Seventy-one years ago today, Japan’s attack on Pearl Harbor thrust the United States into World War II. In the years that followed, all Americans made tremendous sacrifices to win our freedom, earning a place in history as this nation’s Greatest Generation. Many of them – including nearly 1,900 Montanans- sacrificed everything.

After winning the world’s most defining war, the Greatest Generation built an era of prosperity here at home. Their hard work, determination and willingness to sacrifice still inspires us. Our greatest generation also reminded us that we have an enduring responsibility to see that all veterans get the opportunities for quality health care, higher education and meaningful work when they return home.

As one Montana veteran told me “The day we stop taking care of our veterans is the day we should stop creating them.”

In Congress, supporting America’s veterans is about listening to their concerns and then taking action to improve their access to care, ensuring that they have good opportunities when their service is over, and helping them find success and well being in the society they fought to protect.

Over the past six years, with input from Montana veterans, we’ve expanded access to care for rural veterans, improved services at the Department of Veterans Affairs, and made sure the skills veterans gain in the military translate to good jobs back home.

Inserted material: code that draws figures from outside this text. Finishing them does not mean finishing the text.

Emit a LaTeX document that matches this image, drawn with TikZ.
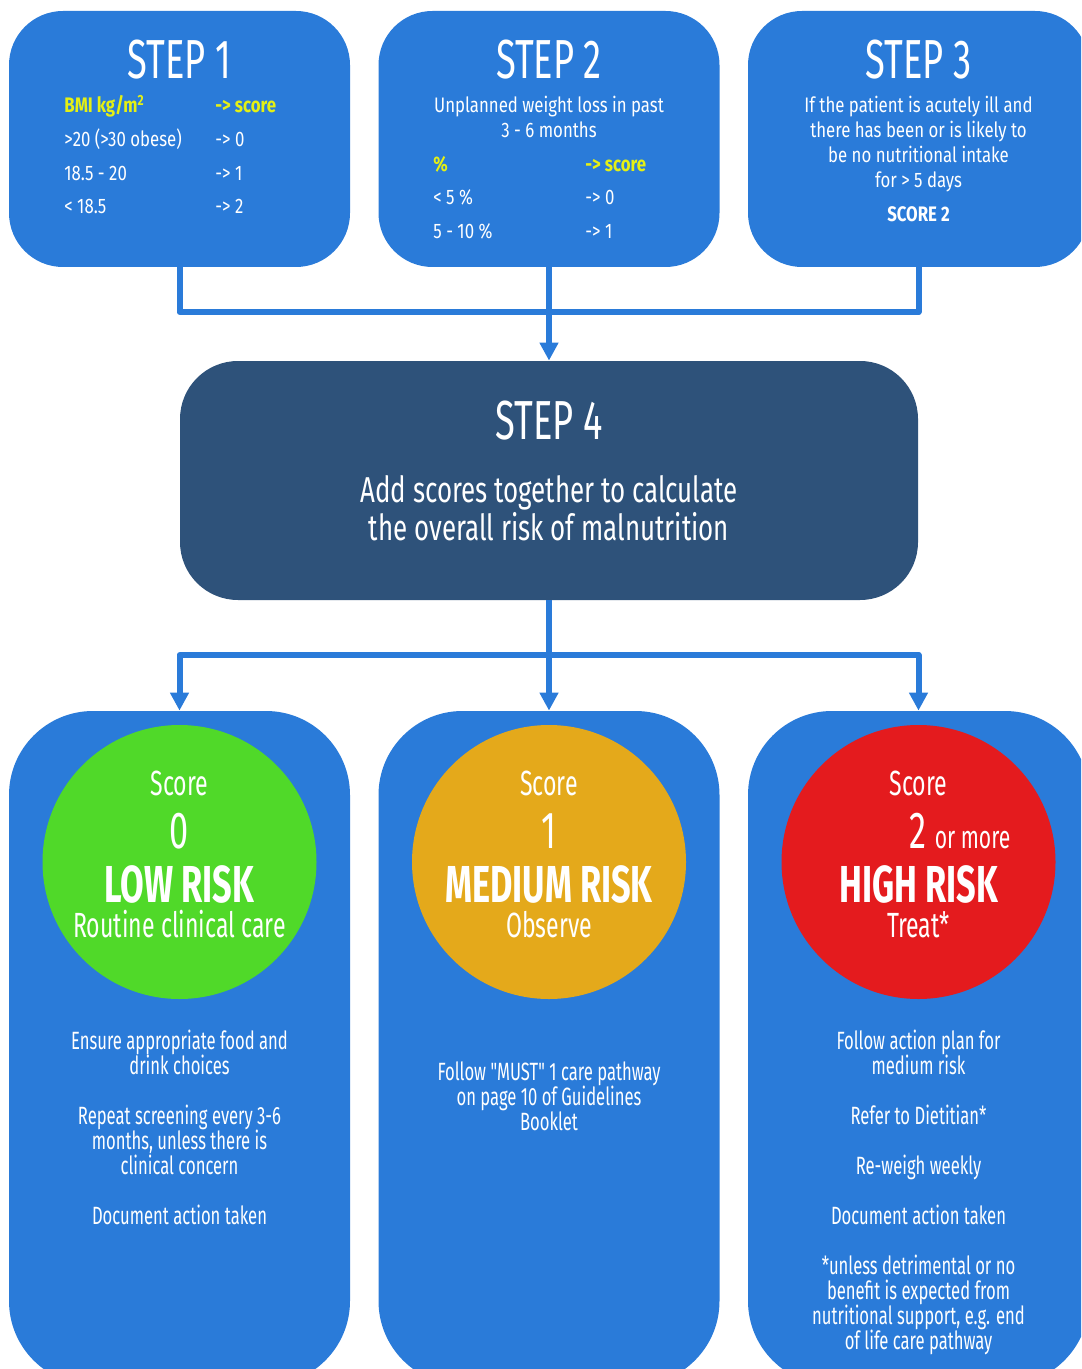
\documentclass[tikz,border=0pt]{standalone}
\usepackage{fontspec}
\setmainfont{Fira Sans}[FakeStretch=0.66]
\newfontfamily\widefont{Fira Sans}[FakeStretch=0.8]
\newfontfamily\midfont{Fira Sans}[FakeStretch=0.72]
\newfontfamily\actfont{Fira Sans}[FakeStretch=0.665, Ligatures=TeXOff]
\usetikzlibrary{arrows.meta}

\definecolor{mustblue}{HTML}{2A7BD9}
\definecolor{mustnavy}{HTML}{2E527A}
\definecolor{lowgreen}{HTML}{50D929}
\definecolor{medamber}{HTML}{E4A91B}
\definecolor{highred}{HTML}{E41B1E}
\definecolor{scoreyellow}{HTML}{E4F014}

\newcommand{\titlesize}{\fontsize{27.5}{30}\selectfont}
\newcommand{\bodysize}{\widefont\fontsize{10.5}{12.5}\selectfont\lineskiplimit=-20pt}
\newcommand{\addsize}{\midfont\fontsize{18}{19}\selectfont\lineskiplimit=-20pt}
\newcommand{\scoresize}{\fontsize{17.5}{19}\selectfont}
\newcommand{\moresize}{\fontsize{16}{18}\selectfont}
\newcommand{\digitsize}{\fontsize{26}{28}\selectfont}
\newcommand{\risksize}{\fontsize{26}{28}\selectfont\bfseries}
\newcommand{\actsize}{\actfont\fontsize{12.5}{12.5}\selectfont\lineskiplimit=-20pt}

\tikzset{
	stepbox/.style={fill=mustblue, rounded corners=27pt, minimum width=170.5pt, minimum height=128pt},
	sumbox/.style={fill=mustnavy, rounded corners=29pt, minimum width=369pt, minimum height=119.5pt},
	riskbox/.style={fill=mustblue, rounded corners=42pt, minimum width=170.5pt, minimum height=337pt},
	riskdot/.style={circle, minimum size=137pt, inner sep=0pt},
	link/.style={draw=mustblue, line width=3pt, line join=round},
	arrow/.style={link, -{Triangle[width=9pt,length=9pt]}},
	txt/.style={text=white, anchor=base, inner sep=0pt, align=center},
	cell/.style={text=white, anchor=base west, inner sep=0pt, font=\bodysize},
	head/.style={cell, text=scoreyellow, font=\bodysize\bfseries}
}

\begin{document}
\begin{tikzpicture}[x=0.5pt,y=-0.5pt]
\useasboundingbox (0,0) rectangle (1081,1369);
\clip (0,0) rectangle (1081,1369);

% the three steps
\node[stepbox] (step1) at (179.5,139) {};
\node[stepbox] (step2) at (549,139) {};
\node[stepbox] (step3) at (918.5,139) {};
\foreach \n/\x in {1/179.5,2/549,3/918.5}
	\node[txt, font=\titlesize] (title\n) at (\x,79) {STEP \n};

% step 1: BMI
\node[head] (bmi) at (64,113) {BMI kg/m\textsuperscript{2}};
\node[head] (bmiscore) at (215,113) {-> score};
\node[cell] (bmia) at (64,147) {>20 (>30 obese)};
\node[cell] (bmib) at (64,181) {18.5 - 20};
\node[cell] (bmic) at (64,214) {< 18.5};
\node[cell] (bmia2) at (215,147) {-> 0};
\node[cell] (bmib2) at (215,181) {-> 1};
\node[cell] (bmic2) at (215,214) {-> 2};

% step 2: weight loss (base = last line)
\node[txt, font=\bodysize] (loss) at (549,138) {Unplanned weight loss in past\\3 - 6 months};
\node[head] (pct) at (433,172) {\%};
\node[head] (pctscore) at (585,172) {-> score};
\node[cell] (pcta) at (433,205) {< 5 \%};
\node[cell] (pctb) at (433,239) {5 - 10 \%};
\node[cell] (pcta2) at (585,205) {-> 0};
\node[cell] (pctb2) at (585,239) {-> 1};

% step 3: acute illness
\node[txt, font=\bodysize] (ill) at (918.5,188) {If the patient is acutely ill and\\there has been or is likely to\\be no nutritional intake\\for > 5 days};
\node[txt, font=\bodysize\bfseries] (illscore) at (918.5,222) {SCORE 2};

% step 4
\node[sumbox] (step4) at (549,480.5) {};
\node[txt, font=\titlesize] (title4) at (549,439) {STEP 4};
\node[txt, font=\addsize] (add) at (549,540) {Add scores together to calculate\\the overall risk of malnutrition};

\coordinate (merge) at (549,312);
\draw[link] (step1.south) |- (merge) -| (step3.south);
\draw[arrow] (step2.south) -- (step4.north);

% outcomes
\foreach \n/\x in {low/179.5,med/549,high/918.5}
	\node[riskbox] (\n) at (\x,1048) {};
\coordinate (split) at (549,655);
\draw[link] (step4.south) -- (split);
\foreach \n in {low,med,high}
	\draw[arrow] (split) -| (\n.north);

\node[riskdot, fill=lowgreen] (lowdot) at (179.5,862) {};
\node[riskdot, fill=medamber] (meddot) at (549,862) {};
\node[riskdot, fill=highred] (highdot) at (918.5,862) {};
\foreach \n/\x in {low/179.5,med/549,high/918.5}
	\node[txt, font=\scoresize] (score\n) at (\x,795) {Score};

\node[txt, font=\digitsize] (lownum) at (179.5,848) {0};
\node[txt, font=\digitsize] (mednum) at (549,848) {1};
\node[txt, font=\digitsize] (highnum) at (917.5,848) {2};
\node[txt, font=\moresize, anchor=base west] (highmore) at ([xshift=4pt]highnum.base east) {or more};

\node[txt, font=\risksize] (lowrisk) at (179.5,902) {LOW RISK};
\node[txt, font=\risksize] (medrisk) at (549,902) {MEDIUM RISK};
\node[txt, font=\risksize] (highrisk) at (918.5,902) {HIGH RISK};
\node[txt, font=\scoresize] (lowcare) at (179.5,937) {Routine clinical care};
\node[txt, font=\scoresize] (medcare) at (549,937) {Observe};
\node[txt, font=\scoresize] (highcare) at (918.5,937) {Treat*};

% actions (base = last line)
\node[txt, font=\actsize] (lowact) at (179.5,1224) {Ensure appropriate food and\\drink choices\\[12.5pt]Repeat screening every 3-6\\months, unless there is\\clinical concern\\[12.5pt]Document action taken};
\node[txt, font=\actsize] (medact) at (549,1130) {Follow "MUST" 1 care pathway\\on page 10 of Guidelines\\Booklet};
\node[txt, font=\actsize] (highact) at (918.5,1349) {Follow action plan for\\medium risk\\[12.5pt]Refer to Dietitian*\\[12.5pt]Re-weigh weekly\\[12.5pt]Document action taken\\[12.5pt]*unless detrimental or no\\benefit is expected from\\nutritional support, e.g. end\\of life care pathway};
\end{tikzpicture}
\end{document}
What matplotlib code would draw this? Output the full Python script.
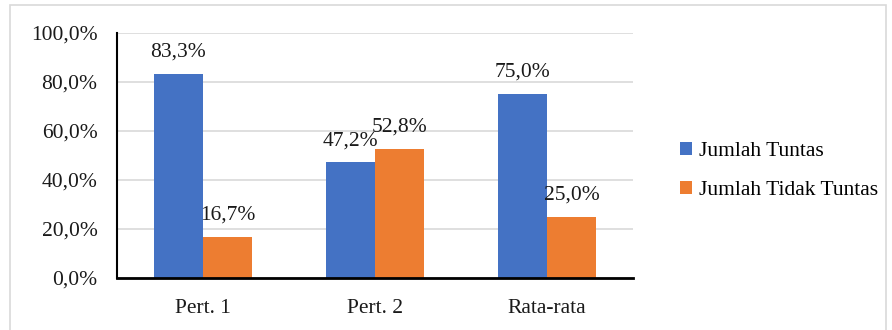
import matplotlib.pyplot as plt
import numpy as np
from matplotlib.patches import Rectangle

categories = ['Pert. 1', 'Pert. 2', 'Rata-rata']
tuntas = [83.3, 47.2, 75.0]
tidak_tuntas = [16.7, 52.8, 25.0]
series_names = ['Jumlah Tuntas', 'Jumlah Tidak Tuntas']
colors = ['#4472C4', '#ED7D31']

plt.rcParams['font.family'] = ['Liberation Serif', 'DejaVu Serif']
fs = 15.5

fig = plt.figure(figsize=(8.92, 3.3), dpi=100)
ax = fig.add_axes([117 / 892, 52 / 330, (633 - 117) / 892, (278 - 33) / 330])

x = np.arange(len(categories))
w = 0.285
for vals, off, c, name in [(tuntas, -w / 2, colors[0], series_names[0]),
                           (tidak_tuntas, w / 2, colors[1], series_names[1])]:
    bars = ax.bar(x + off, vals, w, color=c, label=name, zorder=3)
    for b, v in zip(bars, vals):
        ax.text(b.get_x() + b.get_width() / 2, v + 5, f'{v:.1f}%'.replace('.', ','),
                ha='center', va='bottom', fontsize=fs, color='#1a1a1a', zorder=4)

ax.set_xlim(-0.5, 2.5)
ax.set_ylim(0, 100)
ax.set_yticks(range(0, 101, 20))
ax.set_yticklabels([f'{t},0%' for t in range(0, 101, 20)])
ax.set_xticks(x)
ax.set_xticklabels(categories)
ax.tick_params(axis='both', length=0, labelsize=fs, colors='#1a1a1a')
ax.tick_params(axis='y', pad=14)
ax.tick_params(axis='x', pad=15)
ax.grid(axis='y', color='#d9d9d9', linewidth=1.2, zorder=0)
for s in ['top', 'right']:
    ax.spines[s].set_visible(False)
ax.spines['left'].set_linewidth(1.5)
ax.spines['bottom'].set_linewidth(2)
ax.spines['left'].set_zorder(5)
ax.spines['bottom'].set_zorder(5)

ax.legend(loc='center left', bbox_to_anchor=(661 / 892, 159 / 330),
          bbox_transform=fig.transFigure, frameon=False, fontsize=fs,
          handlelength=0.55, handleheight=0.55, handletextpad=0.3, labelspacing=0.95)

# chart area border
fig.patches.append(Rectangle((10 / 892, -0.05), 876 / 892, 1.0 - 5 / 330 + 0.05,
                             transform=fig.transFigure, fill=False,
                             edgecolor='#d9d9d9', linewidth=1.2))

fig.savefig('out.png', dpi=100)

But we have more work to do.

Working with Montana veterans and the Senate Veterans’ Affairs Committee, I will continue to address the shortage of mental health care providers in our state. Too many veterans and members of the military return home with post-traumatic stress disorder and traumatic brain injury, but they’re unable to get the treatment they need. By bringing more quality medical professionals to Montana, these heroes will get the counseling and care they deserve – no matter where they live.

We’ve got more work to do to make sure veterans have opportunities for jobs, and to see that our businesses continue to hire veterans. I will keep working with the VA to cut the unacceptable backlog of benefits claims, so that folks who are injured in service to their country don’t have to wait months – or even years – to be fairly compensated for their sacrifice. We must reform the way the military processes and investigates military sexual trauma claims.

And I’ll keep working with all stakeholders to overcome the administrative challenges within the 21st Century G.I. Bill.

After all, the original G.I. Bill shaped America by giving our Greatest Generation the opportunity to attend college and pursue their dreams, building the world’s most powerful middle class.

I recently got to visit with many Montana World War II veterans who traveled to Washington, D.C., through the Big Sky Honor Flight – an important effort to honor Montana’s heroes. The strength, courage and spirit of these veterans remain an inspiration.

As Montana’s senator, I will continue working to honor the service and sacrifice of all who have put their lives on the line for us. Any Montana veteran with ideas to share or challenges to overcome is welcome to contact my office toll-free at 866-554-4403.

All veterans belong to the “Greatest Generation.” And as citizens of the greatest state of the greatest country on earth, we are honored to lead the fight for them.